Features – International UK Premiere
Ryan Redford / Canada / 2011 / 82 min / English
A surprise visit from a forgotten comrade is the subject of Ryan Redford’s dark post war drama, Oliver Sherman, shows the pathetic existence of a man irreversibly scarred by war.
When troubled veteran, Sherman Oliver (Garrett Dillahunt) unexpectedly appears at the home of Franklin Page (Donal Logue) who saved his life on the battlefield, he finds that Franklin’s new life of domestic bliss further alienates him from the outside world, and pushes him to commit some shocking acts.
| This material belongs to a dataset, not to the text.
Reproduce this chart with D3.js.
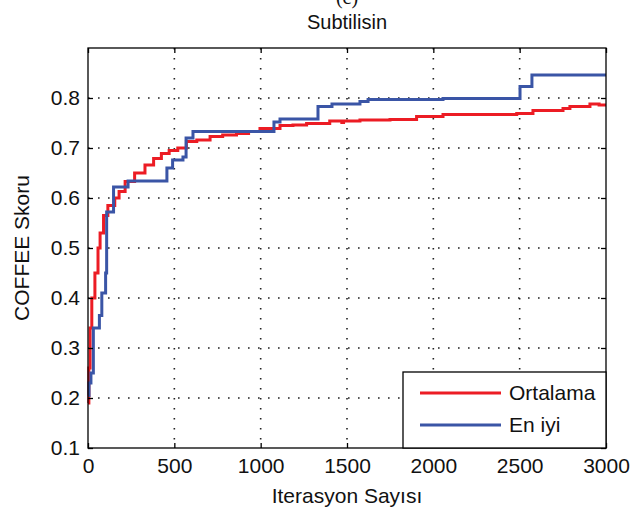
<!DOCTYPE html>
<html>
<head>
<meta charset="utf-8">
<script src="https://cdn.jsdelivr.net/npm/d3@7"></script>
<style>
  body { margin: 0; background: #fff; }
  text { font-family: Arial, "Liberation Sans", sans-serif; fill: #111; }
</style>
</head>
<body>
<div id="chart"></div>
<script>
// iteration values
var ortalamaIter = [0, 5, 12, 22, 40, 58, 70, 90, 115, 155, 180, 215, 270, 330, 380, 425, 470, 520, 570, 630, 707, 780, 860, 930, 996, 1112, 1187, 1266, 1400, 1470, 1480, 1575, 1749, 1903, 2056, 2251, 2483, 2577, 2751, 2791, 2907, 2960, 3000];
var ortalamaVal  = [0.19, 0.26, 0.34, 0.40, 0.45, 0.50, 0.53, 0.565, 0.585, 0.60, 0.613, 0.633, 0.65, 0.666, 0.679, 0.689, 0.695, 0.70, 0.713, 0.716, 0.723, 0.726, 0.729, 0.733, 0.739, 0.745, 0.746, 0.749, 0.754, 0.751, 0.754, 0.756, 0.757, 0.763, 0.767, 0.767, 0.769, 0.775, 0.779, 0.783, 0.788, 0.786, 0.786];

var enIyiIter = [0, 6, 17, 31, 66, 80, 102, 108, 148, 232, 457, 490, 550, 568, 608, 1077, 1112, 1332, 1413, 1575, 1622, 2056, 2502, 2571, 3000];
var enIyiVal  = [0.205, 0.23, 0.25, 0.34, 0.365, 0.41, 0.45, 0.572, 0.622, 0.634, 0.66, 0.676, 0.682, 0.72, 0.733, 0.752, 0.758, 0.783, 0.788, 0.793, 0.797, 0.799, 0.823, 0.846, 0.846];

var xTicks = [0, 500, 1000, 1500, 2000, 2500, 3000];
var yTicks = [0.1, 0.2, 0.3, 0.4, 0.5, 0.6, 0.7, 0.8];
var seriesNames = ["Ortalama", "En iyi"];
var seriesColors = ["#ec1c24", "#3a55a6"];

var width = 632, height = 511;
var margin = {top: 48, right: 26, bottom: 63, left: 88};
var w = width - margin.left - margin.right;
var h = height - margin.top - margin.bottom;
var font = "Arial, 'Liberation Sans', sans-serif";

var svg = d3.select("#chart").append("svg")
    .attr("width", width)
    .attr("height", height);

var x = d3.scaleLinear().domain([0, 3000]).range([0, w]);
var y = d3.scaleLinear().domain([0.1, 0.9]).range([h, 0]);

var g = svg.append("g")
    .attr("transform", "translate(" + margin.left + "," + margin.top + ")");

// dotted grid
g.selectAll(".vgrid")
    .data(xTicks.slice(1, -1))
    .enter().append("line")
    .attr("x1", function(d) { return x(d); })
    .attr("x2", function(d) { return x(d); })
    .attr("y1", 0).attr("y2", h)
    .style("stroke", "#222").style("stroke-width", 1.6)
    .style("stroke-dasharray", "1.6,8.4");
g.selectAll(".hgrid")
    .data(yTicks.slice(1))
    .enter().append("line")
    .attr("y1", function(d) { return y(d); })
    .attr("y2", function(d) { return y(d); })
    .attr("x1", 0).attr("x2", w)
    .style("stroke", "#222").style("stroke-width", 1.6)
    .style("stroke-dasharray", "1.6,8.4");

// data lines
var series = [
    d3.zip(ortalamaIter, ortalamaVal),
    d3.zip(enIyiIter, enIyiVal)
];
var line = d3.line()
    .x(function(d) { return x(d[0]); })
    .y(function(d) { return y(d[1]); })
    .curve(d3.curveStepAfter);

g.selectAll(".series")
    .data(series)
    .enter().append("path")
    .attr("d", line)
    .style("fill", "none")
    .style("stroke", function(d, i) { return seriesColors[i]; })
    .style("stroke-width", 3);

// axes, box style with inward ticks
var xAxis = d3.axisBottom(x).tickValues(xTicks).tickSizeInner(-5).tickSizeOuter(0).tickPadding(10)
    .tickFormat(d3.format("d"));
var yAxis = d3.axisLeft(y).tickValues(yTicks).tickSizeInner(-5).tickSizeOuter(0).tickPadding(8)
    .tickFormat(d3.format(".1f"));

var gx = g.append("g").attr("transform", "translate(0," + h + ")").call(xAxis);
var gy = g.append("g").call(yAxis);
g.append("g").call(d3.axisTop(x).tickValues(xTicks).tickSizeInner(-5).tickSizeOuter(0).tickFormat(""));
g.append("g").attr("transform", "translate(" + w + ",0)")
    .call(d3.axisRight(y).tickValues(yTicks).tickSizeInner(-5).tickSizeOuter(0).tickFormat(""));

g.append("rect")
    .attr("width", w).attr("height", h)
    .style("fill", "none").style("stroke", "#000").style("stroke-width", 1.3);

svg.selectAll(".domain").remove();
svg.selectAll(".tick line").style("stroke", "#000").style("stroke-width", 1.3);
svg.selectAll(".tick text").style("font-size", "21px").style("font-family", font).style("fill", "#111");

// legend
var legend = g.append("g")
    .attr("transform", "translate(" + (w - 203) + "," + (h - 76) + ")");
legend.append("rect")
    .attr("width", 203).attr("height", 76)
    .style("fill", "#fff").style("stroke", "#000").style("stroke-width", 1.3);
var item = legend.selectAll(".item")
    .data(seriesNames)
    .enter().append("g")
    .attr("transform", function(d, i) { return "translate(0," + (21 + i * 32) + ")"; });
item.append("line")
    .attr("x1", 17).attr("x2", 98)
    .style("stroke", function(d, i) { return seriesColors[i]; })
    .style("stroke-width", 3);
item.append("text")
    .attr("x", 106).attr("dy", "0.35em")
    .style("font-size", "21px")
    .text(function(d) { return d; });

// titles
svg.append("text")
    .attr("x", 347).attr("y", 4)
    .attr("text-anchor", "middle")
    .style("font-family", "'Liberation Serif', 'Times New Roman', serif")
    .style("font-size", "20px")
    .text("(c)");
svg.append("text")
    .attr("x", 347).attr("y", 29)
    .attr("text-anchor", "middle")
    .style("font-size", "20px")
    .text("Subtilisin");
svg.append("text")
    .attr("x", 347).attr("y", 503)
    .attr("text-anchor", "middle")
    .style("font-size", "21px")
    .text("Iterasyon Sayısı");
svg.append("text")
    .attr("transform", "translate(29," + (margin.top + h / 2) + ") rotate(-90)")
    .attr("text-anchor", "middle")
    .style("font-size", "21px")
    .text("COFFEE Skoru");
</script>
</body>
</html>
With the spoils, crimes and casualties of war being a common site in the media, and a topic that’s become far-too familiar in film, Oliver Sherman leaves the idea of warfare behind, and instead focuses on the realities of life as a war veteran in an everyday town in contemporary Canada. While this isn’t the first time this feat has been undertaken and accomplished through cinema, Oliver Sherman does stand out as an unusual addition to the war film genre because Redford’s piece chooses not to use gratuitous violence, flashbacks or excessive gore in order to tell the tale of Sherman and his attempts to reintegrate into society. Unlike some of the genre’s most famous titles, such as Rambo and Combat Shock, this film instead focuses on the emotional, as opposed to the physical toll that war leaves on the human psyche. Featuring themes of jealousy, desire, resentment and disconnection, Oliver Sherman is a cutting remark on the loss of identity, of drive and support for veterans across the world. Beautifully shot and highly relevant, Redford’s bleak post-war drama manages to ensnare the audience with strong performances and a believable back story all the while maintaining and ominous sense of danger, menace, and ultimately, tragedy.